Better open-world games manage to do something to make their wanderings worth your time. Witcher 3 has its excellent side-stories, while Final Fantasy XV rewards you with character advancement. However, they’re still games where your primary task is to wander around an absolutely massive map until you remember that there was supposed to be a story for you to follow. There’s no sense of pacing to them, so they’re hardly an acceptable alternative.

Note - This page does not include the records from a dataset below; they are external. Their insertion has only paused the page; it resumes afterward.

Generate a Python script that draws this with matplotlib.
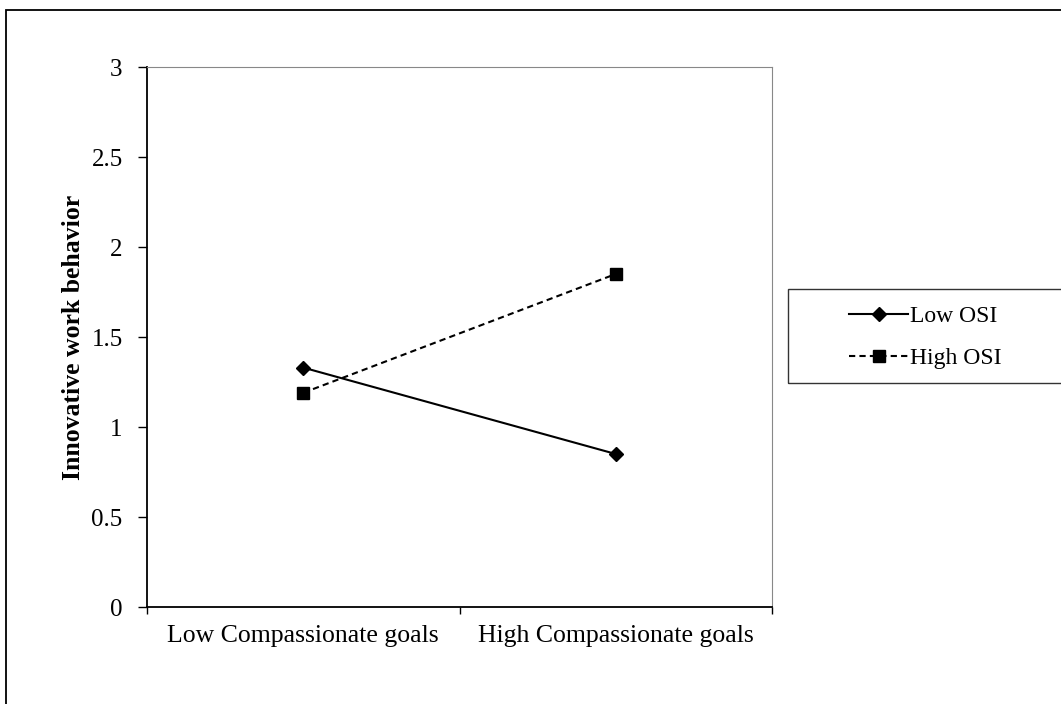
import matplotlib.pyplot as plt
from matplotlib.patches import Rectangle

# ===== Datos =====
categorias = ['Low Compassionate goals', 'High Compassionate goals']
low_osi = [1.33, 0.85]
high_osi = [1.19, 1.85]
y_ticks = [0, 0.5, 1, 1.5, 2, 2.5, 3]
y_labels = ['0', '0.5', '1', '1.5', '2', '2.5', '3']

plt.rcParams['font.family'] = ['Liberation Serif', 'DejaVu Serif']

W, H = 1061, 704
fig = plt.figure(figsize=(W / 100, H / 100), dpi=100)
ax = fig.add_axes([147/W, 1 - 607/H, (772-147)/W, (607-67)/H])

x = list(range(len(categorias)))
ax.plot(x, low_osi, color='black', linestyle='-', linewidth=1.5,
        marker='D', markersize=7, label='Low OSI')
ax.plot(x, high_osi, color='black', linestyle=(0, (3, 2)), linewidth=1.5,
        marker='s', markersize=8.5, label='High OSI')

ax.set_xlim(-0.5, 1.5)
ax.set_ylim(0, 3)
ax.set_yticks(y_ticks)
ax.set_yticklabels(y_labels, fontsize=18)
ax.set_xticks(x)
ax.set_xticklabels(categorias, fontsize=18.5)
ax.tick_params(axis='x', length=0, pad=13)
ax.set_xticks([-0.5, 0.5, 1.5], minor=True)
ax.tick_params(axis='x', which='minor', length=5, width=1, direction='out', color='black')
ax.tick_params(axis='y', length=6.5, width=1, direction='out', pad=11)
ax.set_ylabel('Innovative work behavior', fontsize=18.5, fontweight='bold')
ax.yaxis.set_label_coords(-0.099, 0.5)

ax.spines['top'].set_color('#888888')
ax.spines['right'].set_color('#888888')
for s in ['left', 'bottom']:
    ax.spines[s].set_color('black')
    ax.spines[s].set_linewidth(1.3)

# Leyenda (marco dibujado aparte, se sale por la derecha)
leg = ax.legend(loc='center left', bbox_to_anchor=(849/W, 1 - 337.5/H),
                bbox_transform=fig.transFigure, fontsize=17, frameon=False,
                borderpad=0, labelspacing=0.85, handlelength=2.5,
                handletextpad=0.1, borderaxespad=0)
fig.patches.append(Rectangle((788/W, 1 - 383/H), 300/W, 94/H,
                             transform=fig.transFigure, fill=False,
                             edgecolor='#333333', linewidth=1.0))

# Borde exterior (también recortado por derecha y abajo)
fig.patches.append(Rectangle((6/W, -0.05), 1.1, 1 - 10/H + 0.05,
                             transform=fig.transFigure, fill=False,
                             edgecolor='black', linewidth=1.3))

plt.savefig('out.png', dpi=100)
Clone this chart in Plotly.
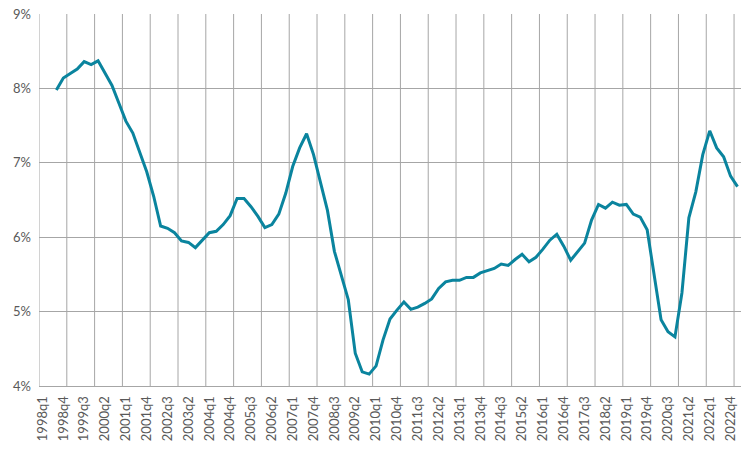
import plotly.graph_objects as go

years = list(range(1998, 2024))
quarters = [f"{y}q{q}" for y in years for q in range(1, 5)][:101]  # 1998q1 .. 2023q1

rate = [None, None,
        7.98, 8.14, 8.20, 8.26, 8.36, 8.32, 8.37, 8.21, 8.04, 7.80,
        7.56, 7.40, 7.13, 6.88, 6.55, 6.15, 6.12, 6.06, 5.95, 5.93,
        5.86, 5.96, 6.06, 6.08, 6.17, 6.29, 6.52, 6.52, 6.41, 6.28,
        6.13, 6.17, 6.31, 6.59, 6.95, 7.20, 7.39, 7.11, 6.73, 6.36,
        5.81, 5.47, 5.16, 4.44, 4.19, 4.16, 4.27, 4.62, 4.90, 5.02,
        5.13, 5.03, 5.06, 5.11, 5.17, 5.31, 5.40, 5.42, 5.42, 5.46,
        5.46, 5.52, 5.55, 5.58, 5.64, 5.62, 5.70, 5.77, 5.67, 5.73,
        5.84, 5.96, 6.04, 5.88, 5.69, 5.81, 5.92, 6.23, 6.44, 6.39,
        6.47, 6.43, 6.44, 6.31, 6.27, 6.10, 5.47, 4.89, 4.73, 4.66,
        5.25, 6.26, 6.61, 7.11, 7.43, 7.20, 7.08, 6.82, 6.68]

tick_labels = quarters[0:100:3]

grid = "#A6A6A6"
txt = "#595959"
font_family = "Lato, 'Open Sans', sans-serif"

fig = go.Figure()
fig.add_trace(go.Scatter(x=quarters, y=rate, mode="lines",
                         line=dict(color="#0A849E", width=3),
                         connectgaps=False, hoverinfo="skip"))

n = len(quarters)
shapes = []
for k in range(0, n, 4):
    shapes.append(dict(type="line", xref="x", yref="y", x0=k - 0.5, x1=k - 0.5,
                       y0=4, y1=9, line=dict(color=grid, width=1), layer="below"))

fig.update_layout(
    width=756, height=450,
    margin=dict(l=39, r=15, t=14, b=64),
    paper_bgcolor="white", plot_bgcolor="white",
    showlegend=False,
    shapes=shapes,
    font=dict(family=font_family, color=txt),
    xaxis=dict(type="category", categoryorder="array", categoryarray=quarters,
               range=[-0.5, n - 0.5], tickmode="array", tickvals=tick_labels,
               ticktext=tick_labels, tickangle=-90, showgrid=False,
               showline=True, linecolor=grid, linewidth=1, ticks="",
               ticklabelstandoff=4, automargin=False,
               tickfont=dict(size=13, color=txt), zeroline=False),
    yaxis=dict(range=[4, 9], dtick=1, tick0=4, ticksuffix="%",
               showgrid=True, gridcolor=grid, gridwidth=1, zeroline=False,
               ticks="", ticklabelstandoff=7, automargin=False,
               tickfont=dict(size=13, color=txt)),
)

fig.write_html("out.html")
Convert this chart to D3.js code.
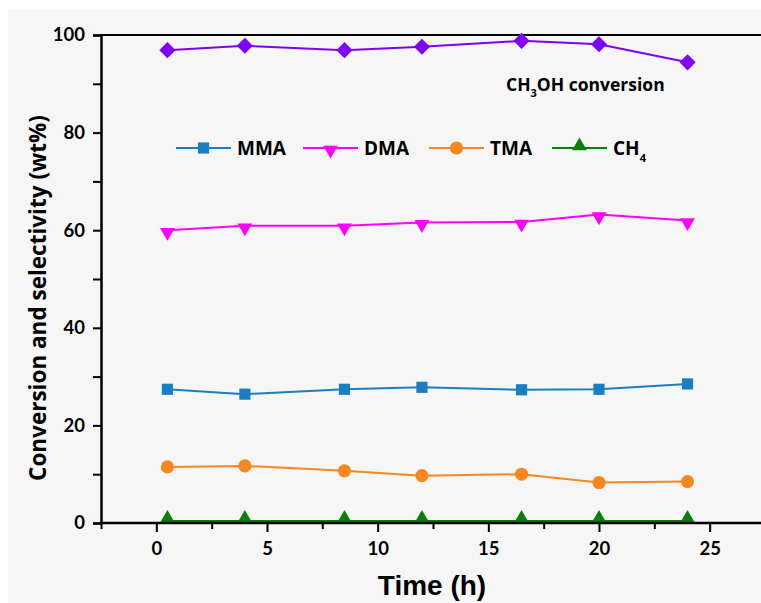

Lately, what I’ve been thinking is that we need more games like Uncharted 4, or indeed the Uncharted series as a whole. They scratch the exploration itch without throwing the player into some gigantic space and tasking them with aimlessly wandering around. They just present you with a small space that may or may not have secrets to find and leave it up to you to decide whether or not finding those secrets is worth your time. Otherwise, they keep the story and gameplay moving. One minute you’re in a high-octane shootout, in the next you’re finding a path along a treacherous cliffside, and in another you’re making your way through some breath-taking ruins. Best of all, it feels like you’re making progress. It’s the absolute best feeling a game can provide to a player with limited time on their hands. Working your way through an Uncharted game makes one feel like their accomplishing something whereas wandering around doing random missions and picking up dozens of collectibles leaves one feeling they haven’t even made a dent in the game.
I suppose what I’m really saying that I’d like to see some linearity return to the realm of AAA games. Exploration is fun and all, but it feels like it’s coming at the expense of satisfying progress and well-paced stories. Hopefully we’ll see some more of that in 2017.
What do you think? Do you feel like open-world games have become too prominent or would you like to see more of them?